The Live Historic Adventure Starts Now


First a bit of breaking news: We’re taking this show on the road. And by “show” we mean the entire circus: Our Find Everything Historic business. Our lives. Our marriage. Our laptops. Our two dogs. And we’re doing it in an Airstream.

If you’re like everyone who already knows us your first question is likely: Who in their right minds would do that? Why would one willingly squeeze their life into a 28’ aluminum tube and live without laundry? Most of my friends’ marriages wouldn’t even survive the first week. Then there’s the running of the business. It wouldn’t be illogical for one of our board of advisors to ask if running a start-up from a mobile command center on wheels in a campground is the most prudent way to increase revenue and market share.

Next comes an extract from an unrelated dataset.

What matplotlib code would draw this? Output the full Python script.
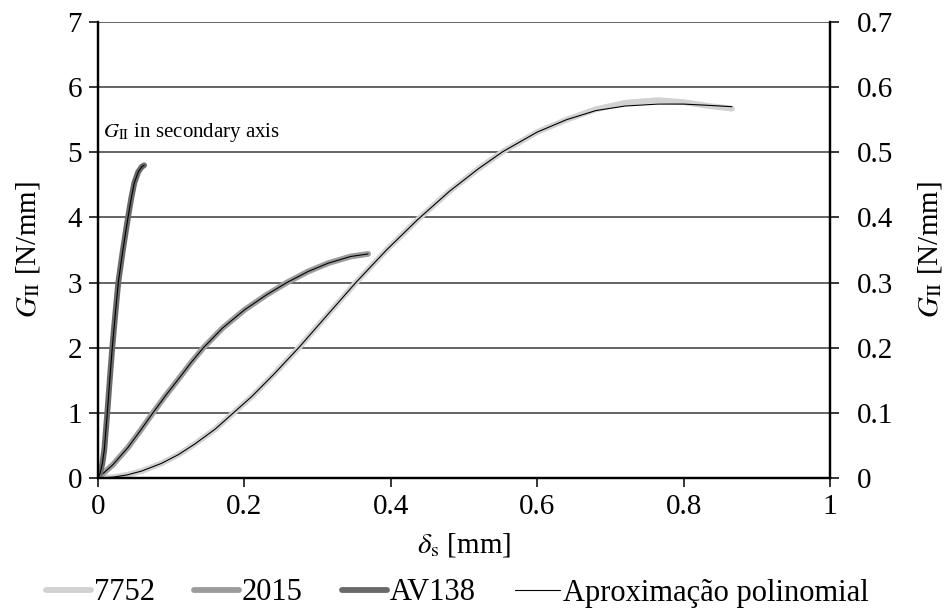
import matplotlib
matplotlib.use("Agg")
import matplotlib.pyplot as plt

plt.rcParams['font.family'] = ['Liberation Serif', 'DejaVu Serif']
plt.rcParams['mathtext.fontset'] = 'stix'

# ---- data ----
d_7752 = [0, 0.02, 0.04, 0.06, 0.087, 0.11, 0.132, 0.16, 0.185, 0.21, 0.24, 0.275,
          0.31, 0.353, 0.395, 0.437, 0.48, 0.52, 0.553, 0.6, 0.64, 0.68, 0.72,
          0.765, 0.8, 0.835, 0.866]
g_7752 = [0, 0.012, 0.048, 0.108, 0.226, 0.36, 0.52, 0.75, 1.0, 1.25, 1.59, 2.01,
          2.46, 3.01, 3.51, 3.97, 4.4, 4.75, 5.01, 5.31, 5.5, 5.66, 5.76,
          5.8, 5.77, 5.71, 5.67]
poly_7752 = [0, 0.012, 0.048, 0.108, 0.226, 0.36, 0.52, 0.75, 1.0, 1.25, 1.59, 2.01,
             2.46, 3.01, 3.51, 3.97, 4.4, 4.75, 5.01, 5.31, 5.5, 5.64, 5.71,
             5.74, 5.74, 5.72, 5.70]

d_2015 = [0, 0.02, 0.041, 0.058, 0.075, 0.092, 0.11, 0.127, 0.144, 0.17, 0.2,
          0.23, 0.258, 0.287, 0.315, 0.345, 0.369]
g_2015 = [0, 0.2, 0.47, 0.73, 1.0, 1.26, 1.52, 1.77, 2.0, 2.3, 2.58,
          2.81, 3.0, 3.17, 3.3, 3.4, 3.44]

d_av138 = [0, 0.003, 0.0059, 0.0086, 0.0127, 0.016, 0.0195, 0.0235, 0.0277, 0.034,
           0.041, 0.0455, 0.0496, 0.055, 0.06, 0.063]
g_av138 = [0, 0.008, 0.022, 0.043, 0.1, 0.15, 0.2, 0.25, 0.3, 0.35,
           0.4, 0.43, 0.453, 0.47, 0.478, 0.48]  # secondary axis

series_labels = ['7752', '2015', 'AV138', 'Aproximação polinomial']
x_ticks = [0, 0.2, 0.4, 0.6, 0.8, 1]
x_ticklabels = ['0', '0.2', '0.4', '0.6', '0.8', '1']
y_ticks = [0, 1, 2, 3, 4, 5, 6, 7]
y2_ticks = [0, 0.1, 0.2, 0.3, 0.4, 0.5, 0.6, 0.7]
y2_ticklabels = ['0', '0.1', '0.2', '0.3', '0.4', '0.5', '0.6', '0.7']

c_7752 = '#d2d2d2'
c_2015 = '#9c9c9c'
c_av = '#6a6a6a'
lw_thick = 4.2
fs = 21

fig = plt.figure(figsize=(9.47, 6.10), dpi=100)
ax = fig.add_axes([98/947, 1-478/610, (830-98)/947, (478-22)/610])
ax2 = ax.twinx()

ax.set_xlim(0, 1)
ax.set_ylim(0, 7)
ax2.set_ylim(0, 0.7)

ax.yaxis.grid(True, color='#4a4a4a', linewidth=1.2)
ax.set_axisbelow(True)

kw = dict(solid_capstyle='round', solid_joinstyle='round')
l1, = ax.plot(d_7752, g_7752, color=c_7752, lw=lw_thick, **kw)
ax.plot(d_7752, poly_7752, color='black', lw=0.8, **kw)
l2, = ax.plot(d_2015, g_2015, color=c_2015, lw=lw_thick, **kw)
ax.plot(d_2015, g_2015, color='black', lw=0.8, **kw)
l3, = ax2.plot(d_av138, g_av138, color=c_av, lw=lw_thick, **kw)
l4, = ax2.plot(d_av138, g_av138, color='black', lw=0.8, **kw)

ax.set_xticks(x_ticks)
ax.set_xticklabels(x_ticklabels)
ax.set_yticks(y_ticks)
ax2.set_yticks(y2_ticks)
ax2.set_yticklabels(y2_ticklabels)

for a in (ax, ax2):
    a.tick_params(axis='both', labelsize=fs, direction='out', length=6.5, width=1.1, colors='black')
    for s in ['left', 'right', 'bottom']:
        a.spines[s].set_linewidth(1.6)
        a.spines[s].set_color('black')
    a.spines['top'].set_visible(False)
ax.tick_params(axis='x', pad=5)
ax.tick_params(axis='y', pad=5)
ax2.tick_params(axis='y', pad=13)

ax.set_xlabel(r'$\delta_{\mathrm{s}}$ [mm]', fontsize=fs, labelpad=8)
ax.set_ylabel(r'$G_{\mathrm{II}}$ [N/mm]', fontsize=fs, labelpad=18)
ax2.set_ylabel(r'$G_{\mathrm{II}}$ [N/mm]', fontsize=fs, labelpad=16)

ax.text(0.007, 5.3, r'$G_{\mathrm{II}}$ in secondary axis', fontsize=15, va='center', ha='left')

leg = fig.legend([l1, l2, l3, l4], series_labels, loc='center', bbox_to_anchor=(0.483, 1-593/610),
                 ncol=4, frameon=False, fontsize=22, handlelength=1.45, handletextpad=0.1,
                 columnspacing=1.3, borderpad=0, borderaxespad=0)

fig.savefig('out.png', dpi=100)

The first answer is simple: Because we can. Vast segments of the economy, and by extension today’s workforce, have gone almost entirely mobile. The ‘telecommuting’ of the 1990s has been replaced by the ability to completely and responsibly run an entire company’s operations with remote talent, GoToMeetings, an iPhone, and a wireless signal. And as far as overhead and burn rate goes you can’t get much more lean and mean than an Airstream in a $25 per night campground.

The longer answer is best summed up by a three-word metaphor: farm-to-table. We’re reckoning that the historic lifestyle is no different than the early days farm-to-table movement. It just doesn’t have a name and a following yet. So we’re going to start the Live Historic movement. Right now. We say it all the time when it comes to our own business: Call it vintage, throwback, classic, retro, old school, whatever. Everyone loves something historic. They just don’t know it yet. So we’re bringing it to them. State by state. Town by town.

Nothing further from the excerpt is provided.